Gdy mówi się o muzyce barokowej, Johann Sebastian Bach jest jednym z pierwszych nazwisk, które zostają przywołane, lub przychodzą na myśl. Niektórych może denerwować, że wszyscy Bacha stawiają na piedestale, używając zbyt często patetycznych, lecz nic nie tłumaczących argumentów w stylu gombrowiczowskiego „Juliusz Słowacki wielkim poetą był”.
Josef Haydn napisał, że Bach jest "człowiekiem, od którego pochodzi cała mądrość muzyczna". Rozwinięciem tej myśli może być wyjaśnienie, że Bach "objął duchem wszystko, co do tamtej pory myślano i zrealizowano w zakresie kompozycji i przeniknął jej głębię. Dlatego uważa się go za twórcę harmonii, która obowiązuje do dziś." (Fragment to przetłumaczony skrót opisu z Gazety Muzycznej z 1801 roku.) Często usłyszymy także, że to "muzyka absolutu". Można to interpretować jako muzykę, która wydaje się być ideą samą w sobie, a zarys tej idei odczuwamy słuchając i poznając ją. Można to też interpretować jako doświadczanie pewnego idealnego porządku.

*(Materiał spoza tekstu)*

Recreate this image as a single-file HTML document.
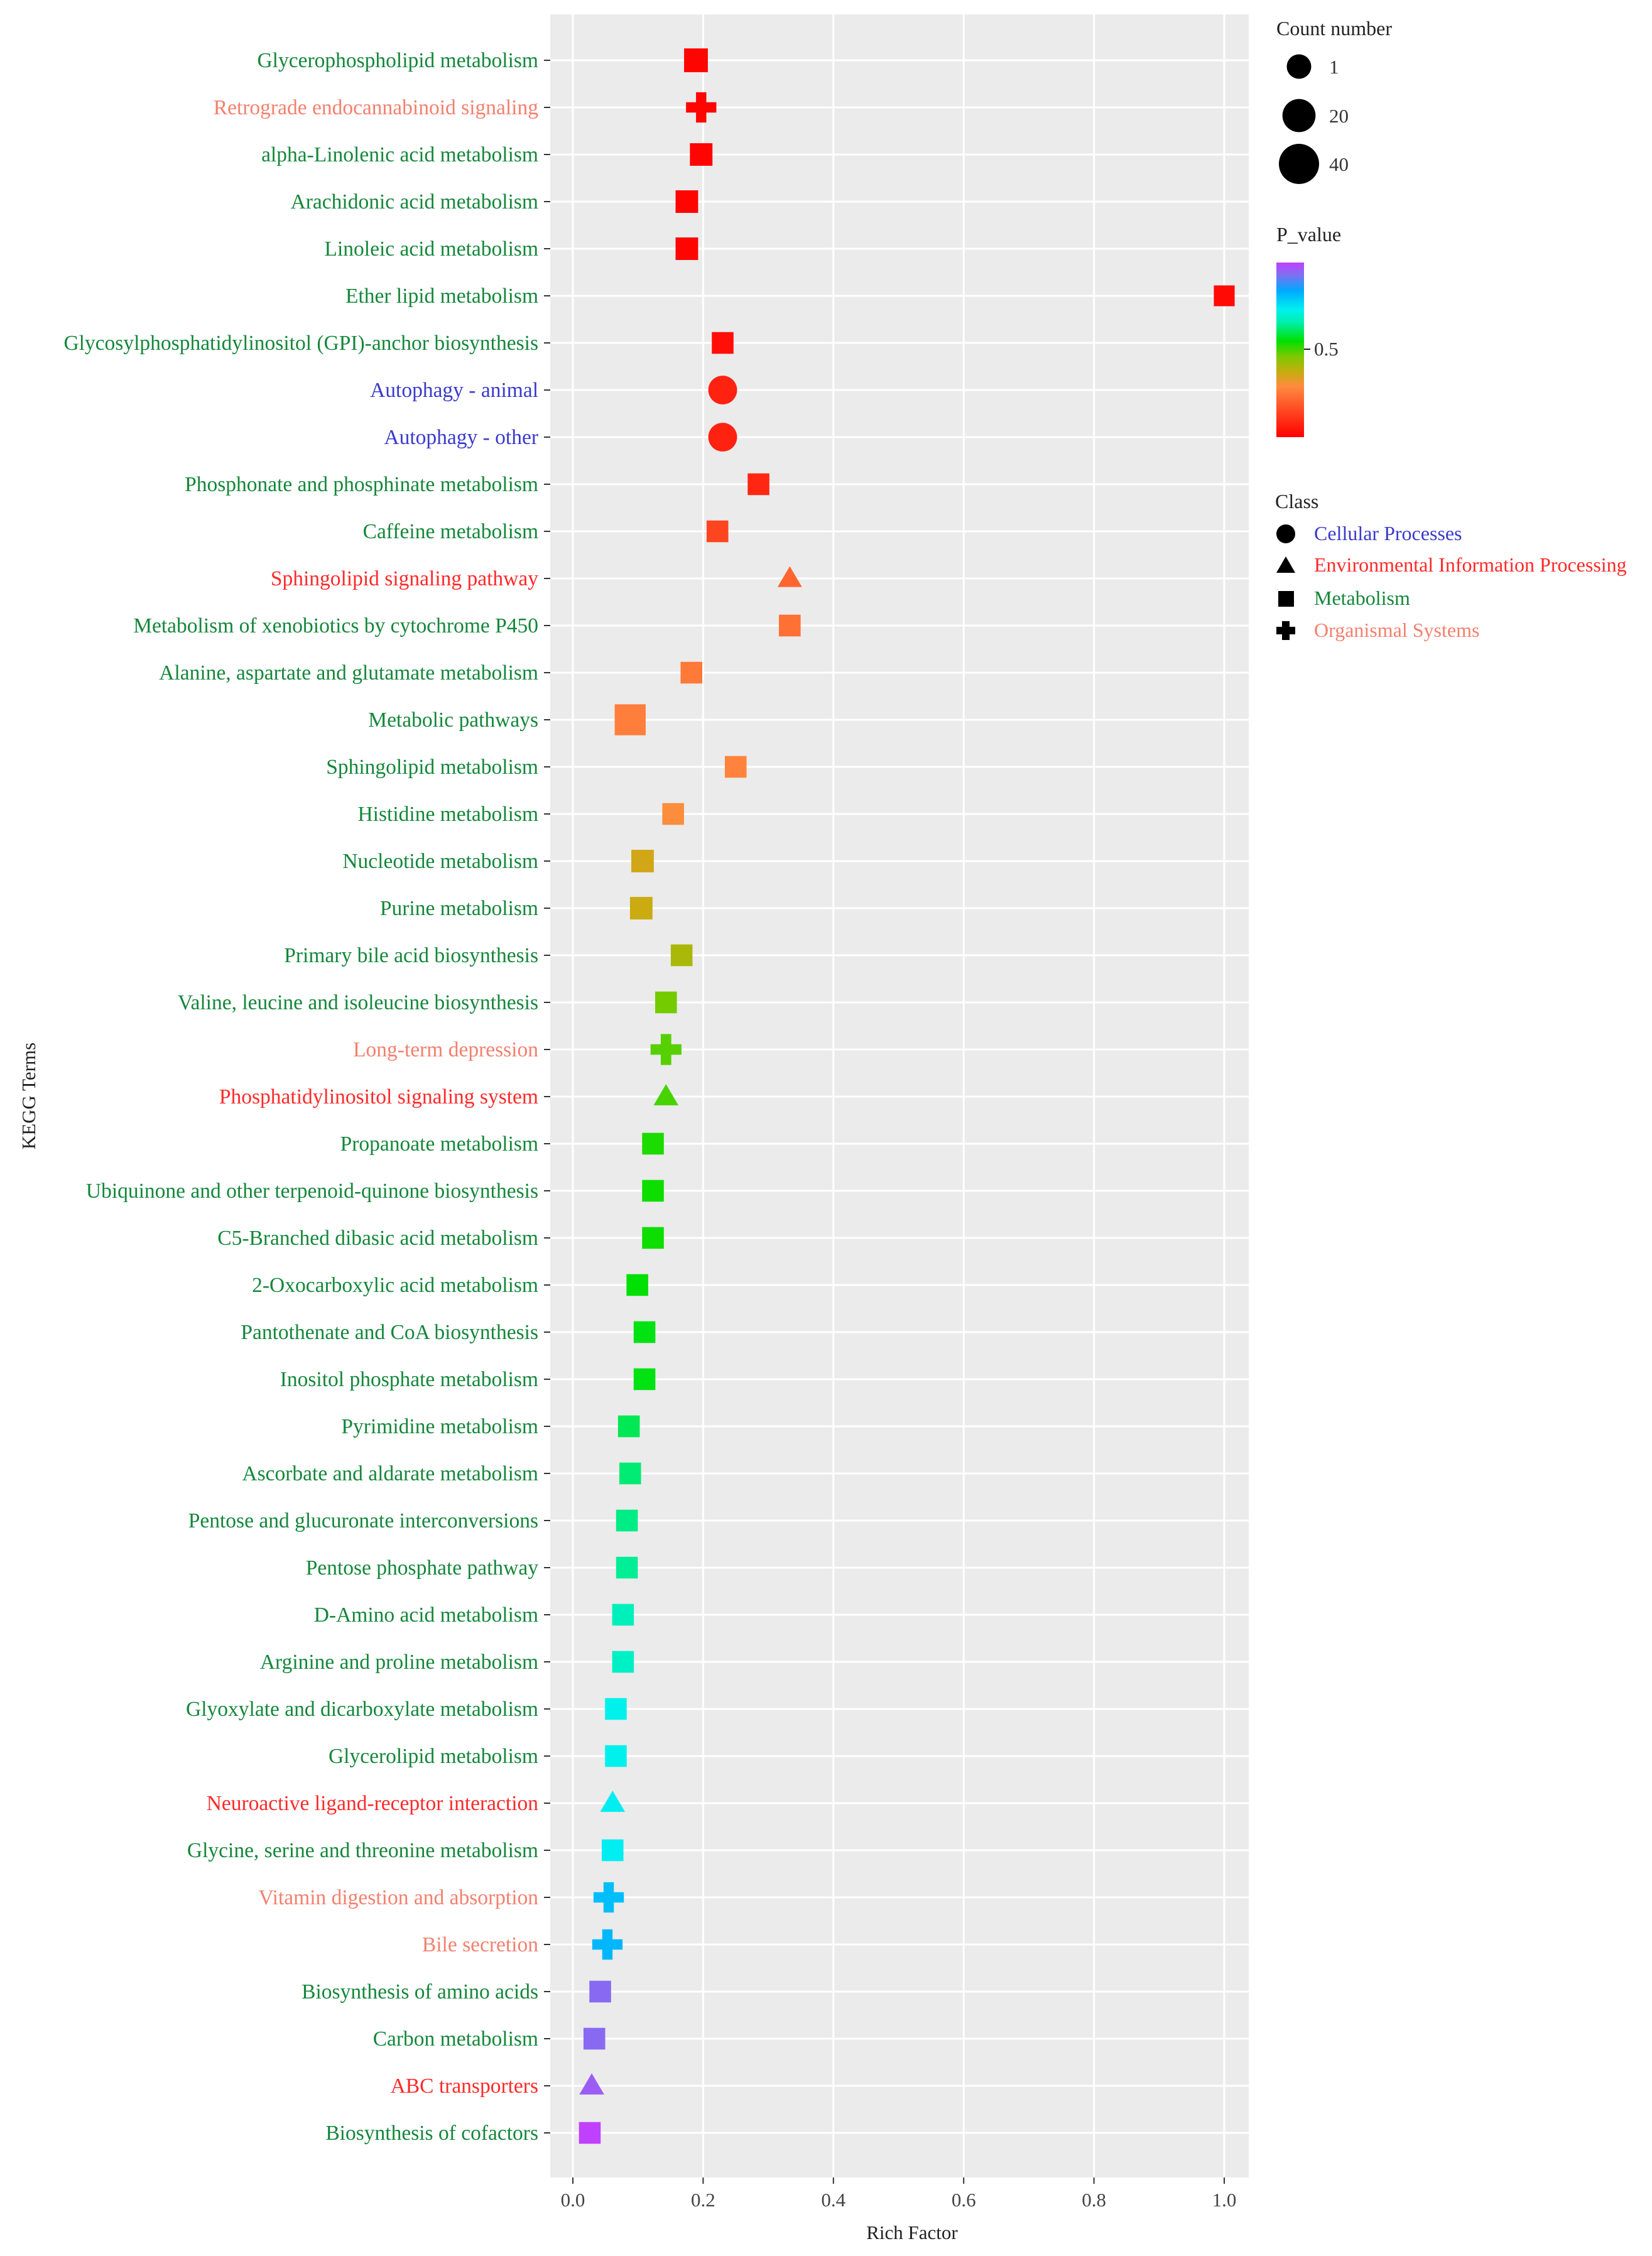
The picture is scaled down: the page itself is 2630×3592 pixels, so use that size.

Czy takie opisy są pomocne i potrzebne, nie wiem. Może wystarczy po prostu posłuchać. Chętnym, bardzo polecam dłuższe fragmenty Bacha, np. Wariacji Goldbergowskich w wykonaniu Glenna Goulda. Wystarczy wpisać w Youtube "Glenn Gould plays Bach - The Goldberg Variations, BMV 998".